Detroit Lions Owner Dies, William Clay Ford Sr., the owner of the Detroit Lions, has died at the age of 88. Ford Motor Co. said in a statement Sunday that Ford died of pneumonia at his home. He was the last surviving grandson of automotive pioneer Henry Ford and owned the Lions since 1964.
“It is with profound sadness that we mourn the loss of Mr. Ford and extend our deepest sympathies to Mrs. Ford and to the entire Ford family,” Lions team president Tom Lewand said in a statement. “No owner loved his team more than Mr. Ford loved the Lions.
“Those of us who had the opportunity to work for Mr. Ford knew of his unyielding passion for his family, the Lions and the city of Detroit. His leadership, integrity, kindness, humility and good humor were matched only by his desire to bring a Super Bowl championship to the Lions and to our community.”

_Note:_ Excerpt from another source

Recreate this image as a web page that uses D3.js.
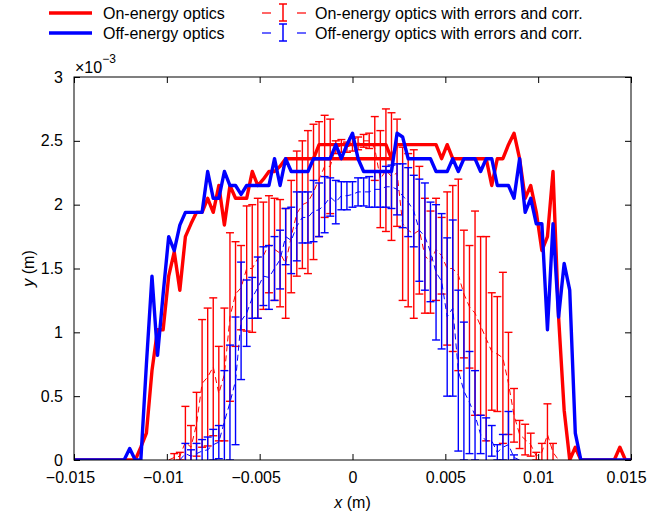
<!DOCTYPE html>
<html><head><meta charset="utf-8">
<script src="https://cdn.jsdelivr.net/npm/d3@7"></script>
<style>
body{margin:0;background:#fff}
text{font-family:"Liberation Sans",Arial,Helvetica,sans-serif;fill:#000}
</style>
</head><body>
<svg id="chart" width="650" height="517"></svg>
<script>
// ---- data (y in units of 1e-3 m) ----
const xBins = [
 -0.0150,-0.0147,-0.0144,-0.0141,-0.0138,-0.0135,-0.0132,-0.0129,-0.0126,-0.0123,
 -0.0120,-0.0117,-0.0114,-0.0111,-0.0108,-0.0105,-0.0102,-0.0099,-0.0096,-0.0093,
 -0.0090,-0.0087,-0.0084,-0.0081,-0.0078,-0.0075,-0.0072,-0.0069,-0.0066,-0.0063,
 -0.0060,-0.0057,-0.0054,-0.0051,-0.0048,-0.0045,-0.0042,-0.0039,-0.0036,-0.0033,
 -0.0030,-0.0027,-0.0024,-0.0021,-0.0018,-0.0015,-0.0012,-0.0009,-0.0006,-0.0003,
  0.0000, 0.0003, 0.0006, 0.0009, 0.0012, 0.0015, 0.0018, 0.0021, 0.0024, 0.0027,
  0.0030, 0.0033, 0.0036, 0.0039, 0.0042, 0.0045, 0.0048, 0.0051, 0.0054, 0.0057,
  0.0060, 0.0063, 0.0066, 0.0069, 0.0072, 0.0075, 0.0078, 0.0081, 0.0084, 0.0087,
  0.0090, 0.0093, 0.0096, 0.0099, 0.0102, 0.0105, 0.0108, 0.0111, 0.0114, 0.0117,
  0.0120, 0.0123, 0.0126, 0.0129, 0.0132, 0.0135, 0.0138, 0.0141, 0.0144, 0.0147,
  0.0150];

const onEnergy = [
 0,0,0,0,0,0,0,0,0,0,
 0,0,0.1,0.21,0.7,1.02,1.02,1.44,1.63,1.33,
 1.75,1.85,1.94,1.94,2.05,1.94,2.15,1.84,2.15,2.05,
 2.05,2.05,2.26,2.15,2.2,2.26,2.26,2.3,2.36,2.36,
 2.36,2.36,2.36,2.36,2.47,2.47,2.47,2.47,2.47,2.47,
 2.47,2.47,2.47,2.47,2.47,2.47,2.47,2.36,2.47,2.47,
 2.47,2.47,2.47,2.47,2.47,2.47,2.36,2.47,2.36,2.36,
 2.36,2.36,2.36,2.36,2.36,2.15,2.36,2.36,2.47,2.56,
 2.36,2.05,2.15,1.94,1.64,1.75,2.26,1.12,0.39,0,
 0.1,0,0,0,0,0,0,0,0.1,0,
 0];
// second on-energy trace piece visible at the 2.36 level
const onEnergyOverlapX = [-0.0021, 0.0021];
const onEnergyOverlapY = [2.36, 2.36];

const offEnergy = [
 0,0,0,0,0,0,0,0,0,0,
 0.09,0,0,0.75,1.44,0.82,1.3,1.75,1.64,1.84,
 1.94,1.94,1.94,1.94,2.26,2.05,2.05,2.26,2.15,2.15,
 2.08,2.15,2.15,2.15,2.15,2.15,2.36,2.15,2.36,2.26,
 2.26,2.26,2.26,2.36,2.36,2.36,2.36,2.47,2.36,2.47,
 2.56,2.36,2.26,2.26,2.26,2.26,2.26,2.26,2.56,2.53,
 2.36,2.36,2.36,2.36,2.36,2.26,2.26,2.26,2.36,2.26,
 2.36,2.36,2.36,2.26,2.36,2.36,2.15,2.15,2.15,2.05,
 2.36,1.94,2.05,1.85,1.85,1.02,1.85,1.12,1.54,1.33,
 0.21,0,0,0,0,0,0,0,0,0,
 0];

// with errors and correction: bins 17..87 (on) and 19..80 (off)
const onErrFirstBin = 17;
const onErrMean = [
 0,0.02,0.03,0.14,0.1,0.28,0.6,0.65,0.73,0.52,
 0.67,1.12,1.3,1.35,1.5,1.5,1.58,1.6,1.69,1.65,
 1.62,1.54,1.75,1.93,2.0,2.02,2.1,2.2,2.3,2.3,
 2.45,2.46,2.45,2.47,2.48,2.5,2.5,2.44,2.2,2.27,
 2.22,2.25,1.85,1.8,1.77,1.8,1.6,1.55,1.65,1.6,
 1.5,1.5,1.45,1.3,1.2,1.15,1.05,0.95,0.85,0.83,
 0.8,0.6,0.35,0.2,0.16,0.12,0.03,0.06,0.2,0.06,
 0];
const onErrDelta = [
 0,0.03,0.03,0.28,0.17,0.25,0.5,0.54,0.54,0.37,
 0.52,0.66,0.41,0.33,0.49,0.5,0.47,0.42,0.38,0.4,
 0.42,0.43,0.44,0.49,0.5,0.56,0.53,0.45,0.4,0.37,
 0.05,0.05,0.04,0.05,0.05,0.05,0.06,0.25,0.38,0.48,
 0.5,0.42,0.6,0.6,0.66,0.5,0.45,0.4,0.4,0.3,
 0.6,0.65,0.75,0.5,0.48,0.8,0.7,0.8,0.46,0.45,
 0.67,0.4,0.21,0.11,0.12,0.09,0.03,0.07,0.24,0.07,
 0];

const offErrFirstBin = 19;
const offErrMean = [
 0,0.05,0.03,0.05,0.07,0.08,0.12,0.14,0.3,0.45,
 0.62,1.09,1.15,1.27,1.35,1.44,1.43,1.5,1.57,1.75,
 1.72,1.83,1.9,1.9,1.95,1.96,2.0,2.06,2.02,2.07,
 2.07,2.08,2.1,2.1,2.1,2.12,2.12,2.14,2.14,2.12,
 2.07,2.02,1.95,1.8,1.75,1.63,1.47,1.4,1.12,1.19,
 0.7,0.54,0.45,0.35,0.2,0.15,0.15,0.06,0.1,0.12,
 0.02,0];
const offErrDelta = [
 0,0.08,0.05,0.08,0.09,0.1,0.12,0.13,0.4,0.45,
 0.5,0.46,0.26,0.16,0.24,0.23,0.25,0.25,0.23,0.22,
 0.26,0.27,0.2,0.2,0.24,0.21,0.22,0.15,0.17,0.11,
 0.11,0.1,0.11,0.11,0.12,0.14,0.14,0.16,0.17,0.2,
 0.25,0.27,0.28,0.4,0.42,0.39,0.53,0.53,0.62,0.69,
 0.63,0.54,0.4,0.35,0.15,0.18,0.12,0.06,0.1,0.26,
 0.02,0];

const xTicks = [-0.015,-0.01,-0.005,0,0.005,0.01,0.015];
const yTicks = [0,0.5,1,1.5,2,2.5,3];
const legendLabels = ["On-energy optics","Off-energy optics",
  "On-energy optics with errors and corr.","Off-energy optics with errors and corr."];

// ---- layout ----
const L=74, R=631, T=77, B=460;
const RED="#ff0000", BLUE="#0000ff";
const svg=d3.select("#chart");
const x=d3.scaleLinear().domain([-0.015,0.015]).range([L,R]);
const y=d3.scaleLinear().domain([0,3]).range([B,T]);

svg.append("defs").append("clipPath").attr("id","clip")
  .append("rect").attr("x",L).attr("y",T).attr("width",R-L).attr("height",B-T);
const plot=svg.append("g").attr("clip-path","url(#clip)");

function errSeries(first, mean, delta, color){
  const pts = mean.map((m,k)=>({x:xBins[first+k], m, d:delta[k]}));
  const g=plot.append("g");
  const bars=pts.filter(p=>p.d>0);
  g.selectAll("line.v").data(bars).join("line")
    .attr("x1",p=>x(p.x)).attr("x2",p=>x(p.x))
    .attr("y1",p=>y(p.m-p.d)).attr("y2",p=>y(p.m+p.d))
    .attr("stroke",color).attr("stroke-width",1.4);
  ["top","bot"].forEach(k=>{
    g.selectAll("line."+k).data(bars).join("line")
      .attr("x1",p=>x(p.x)-4).attr("x2",p=>x(p.x)+4)
      .attr("y1",p=>y(k==="top"?p.m+p.d:p.m-p.d)).attr("y2",p=>y(k==="top"?p.m+p.d:p.m-p.d))
      .attr("stroke",color).attr("stroke-width",1.4);
  });
  g.append("path").datum(pts)
    .attr("d",d3.line().x(p=>x(p.x)).y(p=>y(p.m)))
    .attr("fill","none").attr("stroke",color).attr("stroke-width",1)
    .attr("stroke-dasharray","6,4");
}
errSeries(onErrFirstBin,onErrMean,onErrDelta,RED);
errSeries(offErrFirstBin,offErrMean,offErrDelta,BLUE);

const line=d3.line().x(d=>x(d[0])).y(d=>y(d[1]));
plot.append("path").datum(xBins.map((v,i)=>[v,onEnergy[i]]))
  .attr("d",line).attr("fill","none").attr("stroke",RED).attr("stroke-width",3.4).attr("stroke-linejoin","round");
plot.append("path").datum(onEnergyOverlapX.map((v,i)=>[v,onEnergyOverlapY[i]]))
  .attr("d",line).attr("fill","none").attr("stroke",RED).attr("stroke-width",3.4);
plot.append("path").datum(xBins.map((v,i)=>[v,offEnergy[i]]))
  .attr("d",line).attr("fill","none").attr("stroke",BLUE).attr("stroke-width",3.4).attr("stroke-linejoin","round");

// ---- axes ----
const fmt=d3.format("~g");
const axB=svg.append("g").attr("transform",`translate(0,${B})`)
  .call(d3.axisBottom(x).tickValues(xTicks).tickFormat(fmt).tickSizeInner(-6).tickSizeOuter(0).tickPadding(17));
const axT=svg.append("g").attr("transform",`translate(0,${T})`)
  .call(d3.axisTop(x).tickValues(xTicks).tickFormat("").tickSizeInner(-6).tickSizeOuter(0));
const axL=svg.append("g").attr("transform",`translate(${L},0)`)
  .call(d3.axisLeft(y).tickValues(yTicks).tickFormat(fmt).tickSizeInner(-6).tickSizeOuter(0).tickPadding(17));
const axR=svg.append("g").attr("transform",`translate(${R},0)`)
  .call(d3.axisRight(y).tickValues(yTicks).tickFormat("").tickSizeInner(-6).tickSizeOuter(0));
[axB,axT,axL,axR].forEach(a=>{
  a.select(".domain").remove();
  a.selectAll("line").attr("stroke","#000");
  a.selectAll("text").style("font-size","16px").attr("fill","#000")
    .style("font-family",'"Liberation Sans",Arial,sans-serif');
});
axB.selectAll("text").attr("dy","0.71em").attr("y",12)
  .attr("dx",d=>d===0.015?-5:(d<0?-4:0));
axL.selectAll("text").attr("x",-11);
svg.append("rect").attr("x",L).attr("y",T).attr("width",R-L).attr("height",B-T)
  .attr("fill","none").attr("stroke","#000").attr("stroke-width",1);

// exponent
const ex=svg.append("text").attr("x",75).attr("y",73).style("font-size","16px");
ex.append("tspan").text("\u00d710");
ex.append("tspan").attr("dy",-10).style("font-size","12px").text("\u22123");

// axis labels
const xl=svg.append("text").attr("x",(L+R)/2).attr("y",508).attr("text-anchor","middle").style("font-size","16px");
xl.append("tspan").style("font-style","italic").text("x");
xl.append("tspan").text(" (m)");
const yl=svg.append("text").attr("transform",`translate(34,${(T+B)/2}) rotate(-90)`).attr("text-anchor","middle").style("font-size","16px");
yl.append("tspan").style("font-style","italic").text("y");
yl.append("tspan").text(" (m)");

// ---- legend ----
const lg=svg.append("g");
const rows=[13,33];
[RED,BLUE].forEach((c,i)=>{
  lg.append("line").attr("x1",49).attr("x2",92).attr("y1",rows[i]).attr("y2",rows[i])
    .attr("stroke",c).attr("stroke-width",3.4);
  lg.append("text").attr("x",103).attr("y",rows[i]+6).style("font-size","16px").text(legendLabels[i]);
  const cy=rows[i];
  [[262,271],[297,306]].forEach(s=>lg.append("line").attr("x1",s[0]).attr("x2",s[1]).attr("y1",cy).attr("y2",cy)
    .attr("stroke",c).attr("stroke-width",1.2));
  lg.append("line").attr("x1",283).attr("x2",283).attr("y1",cy-9).attr("y2",cy+8).attr("stroke",c).attr("stroke-width",1.5);
  [cy-9,cy+8].forEach(v=>lg.append("line").attr("x1",279).attr("x2",287).attr("y1",v).attr("y2",v).attr("stroke",c).attr("stroke-width",1.5));
  lg.append("text").attr("x",315).attr("y",cy+6).style("font-size","16px").text(legendLabels[i+2]);
});
</script>
</body></html>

Ford originally paid $4.5 million in November 1963 for the Lions franchise, which is now valued at approximately $900 million, according to Forbes. He officially assumed ownership of the team in January 1964.
In Ford’s 50-year tenure as the Lions’ owner, the team has won one playoff game — in 1991 — and has never reached a Super Bowl. Ford was one of the quieter owners in the NFL, rarely speaking to the media. Much of the public speaking about the team had been done by his son, William Clay Ford Jr., in recent years.
Ford has one of the few NFL franchises that has yet to play in the Super Bowl. Under his ownership, the Lions had 14 winning seasons and 10 playoff appearances.
Away from football, Ford worked for Ford Motor Co. for 57 years and was the chairman of the company’s design committee from 1957 until 1989. He was instrumental in the design decisions of many of Ford Motor’s cars in that span.
In 1978, he was named the chairman of the executive committee of Ford.